The crowd arrives at the bar, got-drunk-way-too-early-Michelle in tow. My gal pal and I wander into a back room illuminated solely by black lights (this information will become useful momentarily). The first thing to grab my attention is a pole located in the middle of the dance floor which arouses short-lived fantasies of a solo reproduction of 'Chicago'. I say short-lived because the evening's target for my slurred flirtations walks up before I have the chance to relive 'All that Jazz' in its entirety in my head. His name obviously wasn't important enough to remember, but he was a white, surfer dude from Africa. The most appropriate nickname for this newfound foreigner? "Guy with Really Bad Dandruff Wearing a Black T-shirt Underneath a Blacklight". Beautiful--we'll call him 'Dandy', for short.
Dandy's sister--Dandrulina
So Dandy begins arguing with me about a few of my French translations (which, for the record, were correct)... This being the event which sparks my unhindered annoyance of the French, fanny packin' tutor. Most of the rest of the evening is spent running up to this poor guy screaming (in my beth Keith Richards') "Wait a minute, wait a minute... How do you say 'donut' in French?"
That is, of course, until I discover the long lost art of 'the booty dance'.... and while in my head I looked like this:
In actuality it was more like this:
Oh yes... I backed my thang up... I backed it up, down, sideways and diagonally.
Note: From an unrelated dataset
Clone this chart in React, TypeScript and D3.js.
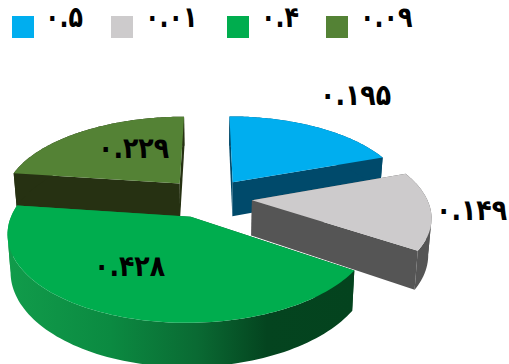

I shook what my mama gave me... and then took my shaken, not stirred, ass out Martini's front doors, through the parking lot, and to the nearest building... where I proceeded to let all that pure alcohol out of my system and onto a bare, brick wall.
An entire Saturday off from work spent in hungover reflection and painful embarassment, leading to poorly thought out suicide attempts, has brought me to this final thought:
I have but three simple rules for my nights of alcohol-induced fun, and they are as follows...
1) Never, EVER dance
2) Don't dare get sick in public
3) For the love of humanity.. Refrain from reproducing
I suppose 2 out of 3 isn't the worst case scenario.
Yes--French class will never be the same. Now that I will be forever known as the Tara Reid of FRE1120, my first goals include dying my hair blonde, having sex with 30 dirty Europeans in one night, and figuring out how to say "I'm a drunken asshole" in francais.